RESEARCH HISTORY

Party delegates are a "strategic group" of political actors because they are the motor of party organisation and often represent key elements of civil society and the party community. Their opinions, values and attitudes are more articulated and more stable than those of simple party members, sympathisers or electors, due to their experience and usually long militancy. Theirs is thus a crucial observation point in the historical context of party transformation of recent decades.
Despite the centrality of these party activists, not much attention has been paid to them. The first comparative study based on party delegates dates to the 1970s. The European Political Parties Middle-Level Elites (EPPMLE) project was ambitious, involving 12 European countries (Belgium, Denmark, Germany, Spain, France, Ireland, Northern Ireland, Italy, Luxembourg, The Netherlands, Portugal and Great Britain) and 68 parties, with surveys conducted in the corresponding national congresses, most between 1978 and 1981. The researchers for Italy were Gianfranco Pasquino and Piero Ignazi of the University of Bologna. In Italy the surveys concentrated on the following parties: PdUP, PSI, PSDI, DC, PLI and MSI.
Similar studies were sporadically resumed in Italy by various authors, but it was not until 2004 that a true research team was formed – the Observatory on Party Transformations – that for almost a decade systematically sounded almost all national congresses of Italian parties, irrespective of size.

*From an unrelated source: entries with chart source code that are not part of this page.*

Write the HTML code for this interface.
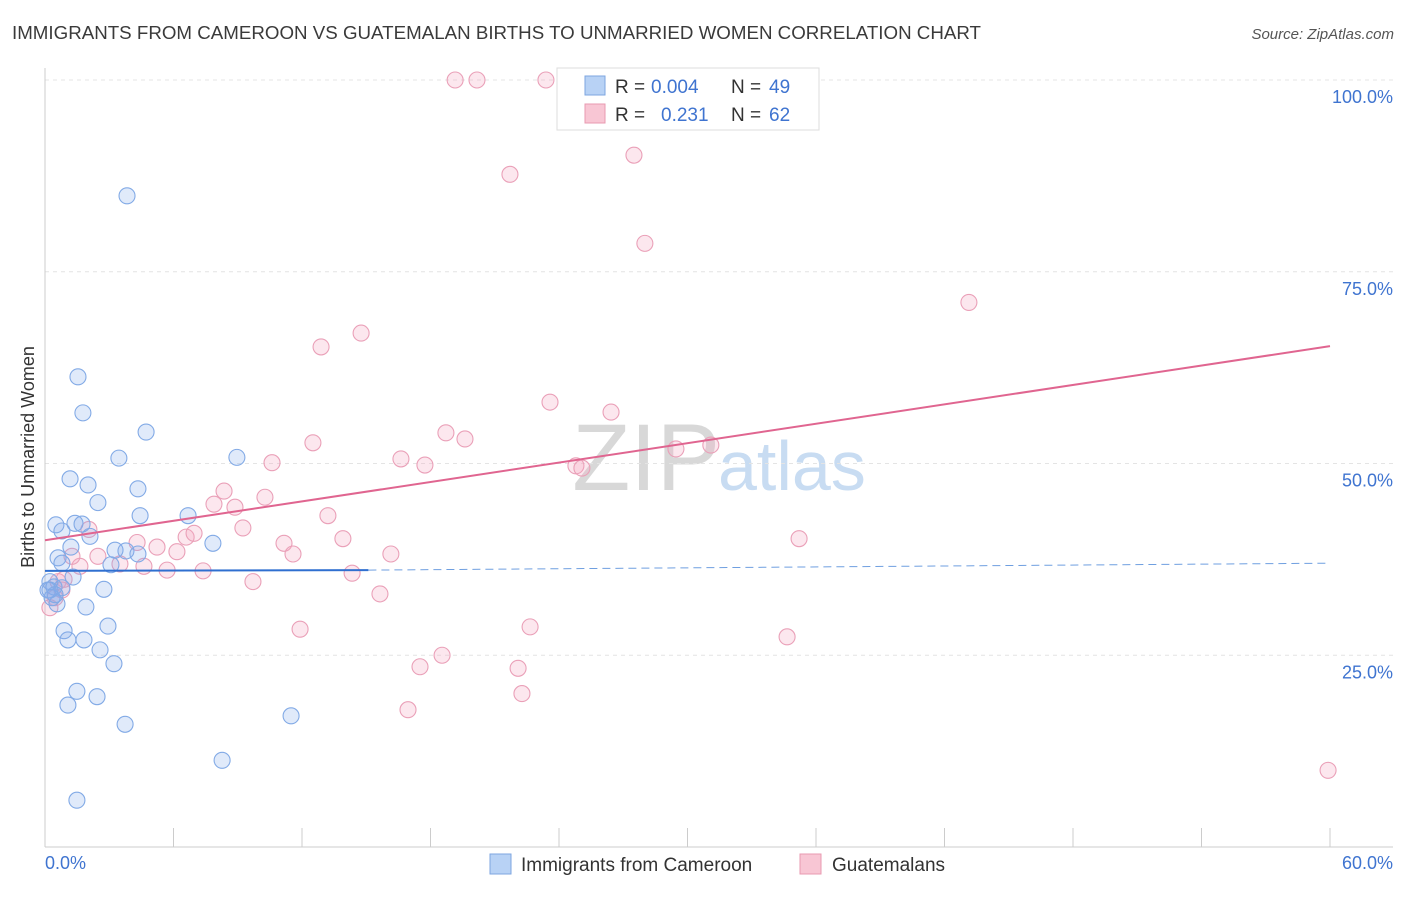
<!DOCTYPE html>
<html><head><meta charset="utf-8"><style>
body{margin:0;background:#fff;font-family:"Liberation Sans",sans-serif;}
svg text{font-family:"Liberation Sans",sans-serif;}
</style></head><body>
<svg width="1406" height="892" viewBox="0 0 1406 892">
<text x="12" y="39" font-size="18" fill="#3a3a3a" textLength="969" lengthAdjust="spacingAndGlyphs">IMMIGRANTS FROM CAMEROON VS GUATEMALAN BIRTHS TO UNMARRIED WOMEN CORRELATION CHART</text>
<text x="1394" y="39" font-size="15" fill="#555" font-style="italic" text-anchor="end">Source: ZipAtlas.com</text>
<text x="720" y="490" font-size="95" fill="#d8d8d8" text-anchor="end" font-family="Liberation Serif">ZIP</text>
<text x="718" y="490" font-size="70" fill="#c8dcf2">atlas</text>
<g id="grid"></g>
<g id="axes"></g>
<g id="marks"></g>
<text transform="translate(34,457) rotate(-90)" font-size="18" fill="#333" text-anchor="middle">Births to Unmarried Women</text>
<g>
<rect x="557" y="68" width="262" height="62" fill="#fff" stroke="#ddd"/>
<rect x="585" y="76" width="20" height="19" fill="#b8d2f5" stroke="#7ea6e0"/>
<rect x="585" y="104" width="20" height="19" fill="#f8c6d4" stroke="#e89ab0"/>
<text x="615" y="93" font-size="19" fill="#333">R =</text>
<text x="651" y="93" font-size="19" fill="#3f74d0">0.004</text>
<text x="731" y="93" font-size="19" fill="#333">N =</text>
<text x="769" y="93" font-size="19" fill="#3f74d0">49</text>
<text x="615" y="121" font-size="19" fill="#333">R =</text>
<text x="661" y="121" font-size="19" fill="#3f74d0">0.231</text>
<text x="731" y="121" font-size="19" fill="#333">N =</text>
<text x="769" y="121" font-size="19" fill="#3f74d0">62</text>
</g>
<g>
<rect x="490" y="854" width="21" height="20" fill="#b8d2f5" stroke="#7ea6e0"/>
<text x="521" y="871" font-size="19" fill="#333">Immigrants from Cameroon</text>
<rect x="800" y="854" width="21" height="20" fill="#f8c6d4" stroke="#e89ab0"/>
<text x="832" y="871" font-size="19" fill="#333">Guatemalans</text>
</g>
</svg>
<script>
const xTicks=[0,6,12,18,24,30,36,42,48,54,60];
const yTickVals=[25,50,75,100];
const yTickLabels=["25.0%","50.0%","75.0%","100.0%"];
const blueX=[3.83,1.54,1.77,4.72,3.45,8.96,1.17,2.01,4.34,2.47,4.44,6.68,0.51,1.40,1.73,0.79,2.10,1.21,7.84,3.27,3.78,4.34,0.61,0.79,3.08,1.31,0.23,0.42,0.14,0.79,0.33,0.56,1.91,2.75,0.89,1.07,2.94,1.82,2.57,3.22,1.49,1.07,2.43,3.74,11.49,8.27,1.49,0.23,0.47];
const blueY=[84.9,61.3,56.6,54.1,50.7,50.8,48.0,47.2,46.7,44.9,43.2,43.2,42.0,42.2,42.1,41.2,40.5,39.1,39.6,38.7,38.6,38.2,37.7,37.0,36.8,35.2,34.6,33.9,33.5,33.8,32.5,31.7,31.3,33.6,28.2,27.0,28.8,27.0,25.7,23.9,20.3,18.5,19.6,16.0,17.1,11.3,6.1,33.5,32.9];
const pinkX=[19.15,20.17,23.39,27.50,21.71,28.01,43.14,12.89,14.76,23.58,26.43,18.72,19.61,12.51,10.60,16.62,17.74,24.79,25.07,29.46,31.09,8.36,10.27,7.89,8.87,2.05,4.30,5.23,6.59,6.96,9.24,13.21,13.91,11.16,11.58,16.15,6.16,2.47,3.50,4.62,5.70,7.38,9.71,14.34,15.64,11.91,22.65,34.65,35.21,17.51,18.54,22.09,22.27,16.95,59.91,1.63,0.61,0.79,0.47,0.23,1.26,0.89];
const pinkY=[100,100,100,90.2,87.7,78.7,71.0,65.2,67.0,58.0,56.7,54.0,53.2,52.7,50.1,50.6,49.8,49.7,49.4,51.9,52.4,46.4,45.6,44.7,44.3,41.4,39.7,39.1,40.4,40.9,41.6,43.2,40.2,39.6,38.2,38.2,38.5,37.9,36.9,36.6,36.1,36.0,34.6,35.7,33.0,28.4,28.7,27.4,40.2,23.5,25.0,23.3,20.0,17.9,10.0,36.6,34.6,33.5,32.5,31.2,37.9,34.9];
const X0=45,X1=1330,Y0=847,Y100=80;
const sx=v=>X0+(v/60)*(X1-X0);
const sy=v=>Y0-(v/100)*(Y0-Y100);
const NS="http://www.w3.org/2000/svg";
function mk(tag,attrs,parent){const e=document.createElementNS(NS,tag);for(const k in attrs)e.setAttribute(k,attrs[k]);document.getElementById(parent).appendChild(e);return e;}
yTickVals.forEach((v,i)=>{
 const l=mk('line',{x1:X0,x2:1393,y1:sy(v),y2:sy(v),stroke:'#e4e4e4','stroke-dasharray':'4,4'},'grid');
 
 
 const t=mk('text',{x:1393,y:sy(v)+23,'font-size':18,fill:'#3f74d0','text-anchor':'end'},'axes');
 t.textContent=yTickLabels[i];
 
 
});
const ax=mk('line',{x1:X0,x2:X0,y1:68,y2:Y0,stroke:'#ccc'},'axes');


const bx=mk('line',{x1:X0,x2:1393,y1:Y0,y2:Y0,stroke:'#ccc'},'axes');


xTicks.forEach(v=>{const t=mk('line',{x1:sx(v),x2:sx(v),y1:828,y2:Y0,stroke:'#ccc'},'axes');
 
 });
const xl0=mk('text',{x:45,y:869,'font-size':18,fill:'#3f74d0'},'axes');xl0.textContent='0.0%';


const xl1=mk('text',{x:1393,y:869,'font-size':18,fill:'#3f74d0','text-anchor':'end'},'axes');xl1.textContent='60.0%';


pinkX.forEach((x,i)=>{const c=mk('circle',{cx:sx(x),cy:sy(pinkY[i]),r:8,fill:'rgba(245,170,195,0.28)',stroke:'#eaa0b8','stroke-width':1.1},'marks');
 
 });
blueX.forEach((x,i)=>{const c=mk('circle',{cx:sx(x),cy:sy(blueY[i]),r:8,fill:'rgba(130,170,235,0.25)',stroke:'#82aae6','stroke-width':1.1},'marks');
 
 });
const b1=mk('line',{x1:sx(0),y1:sy(36.0),x2:sx(15.1),y2:sy(36.1),stroke:'#2f6fd0','stroke-width':2},'marks');


const b2=mk('line',{x1:sx(15.1),y1:sy(36.1),x2:sx(60),y2:sy(37.0),stroke:'#6f9fe0','stroke-width':1,'stroke-dasharray':'8,5'},'marks');


const p1=mk('line',{x1:sx(0),y1:sy(40.0),x2:sx(60),y2:sy(65.3),stroke:'#e06590','stroke-width':2},'marks');


</script>
</body></html>
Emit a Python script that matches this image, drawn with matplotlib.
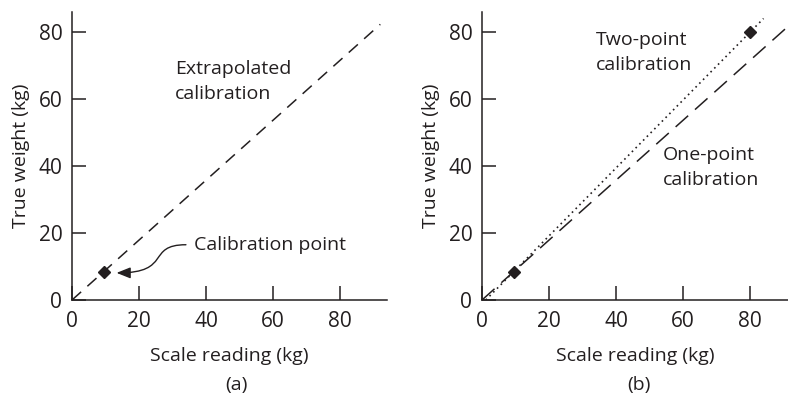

The project of the Observatory was financed by three interuniversity research programmes (PRIN) that involved the Universities of Florence (coordinated by Marco Tarchi, who was also national coordinator of PRIN), Bologna (coordinated by Aldo Di Virgilio), Cosenza (coordinated by Francesco Raniolo) and Trieste (coordinated by Anna Bosco). The programme had the aim of reconstructing the structural characteristics of new Italian parties and examining the evolution of their interactions with the social and institutional environment. Various research instruments were envisaged: analysis of political communication and internet sites of parties, study of their statutes and electoral programmes, detailed interviews of personnel responsible for party organisation and communication, reconstruction of electoral strategies and investigation of congress delegates.
The Bologna unit of the Observatory (directed by Aldo Di Virgilio and Paola Bordandini) was concerned with the methodological coordination of party delegates research, initially in collaboration with the other units and autonomously since 2011 when PRIN funding ended.
In the period 2004-2011, sixteen Italian parties were studied (PRC, FdS, PdCI, SEL, Verdi, IdV, DS, PD, DL-Margherita, Radicali Italiani, UDEur, UDC, Forza Italia, AN, MSFT and La Destra) through 18 surveys (DS and DL-Margherita were interviewed twice, the second during their respective dissolution congresses prior to merger with the new Democratic Party) and almost 5000 interviews.
A further survey was conducted during the third national assembly of the Democratic Party held in Milan on 15th December 2013. On that occasion, 350 interviews were collected.
The results of the single inquiries on delegates conducted by the Observatory, with their records, comments and information of samples, were published in the series I PARTITI ITALIANI A CONGRESSO. RICERCHE SUI DELEGATI by Clueb, Bologna (Bordandini and Di Virgilio 2009-2013).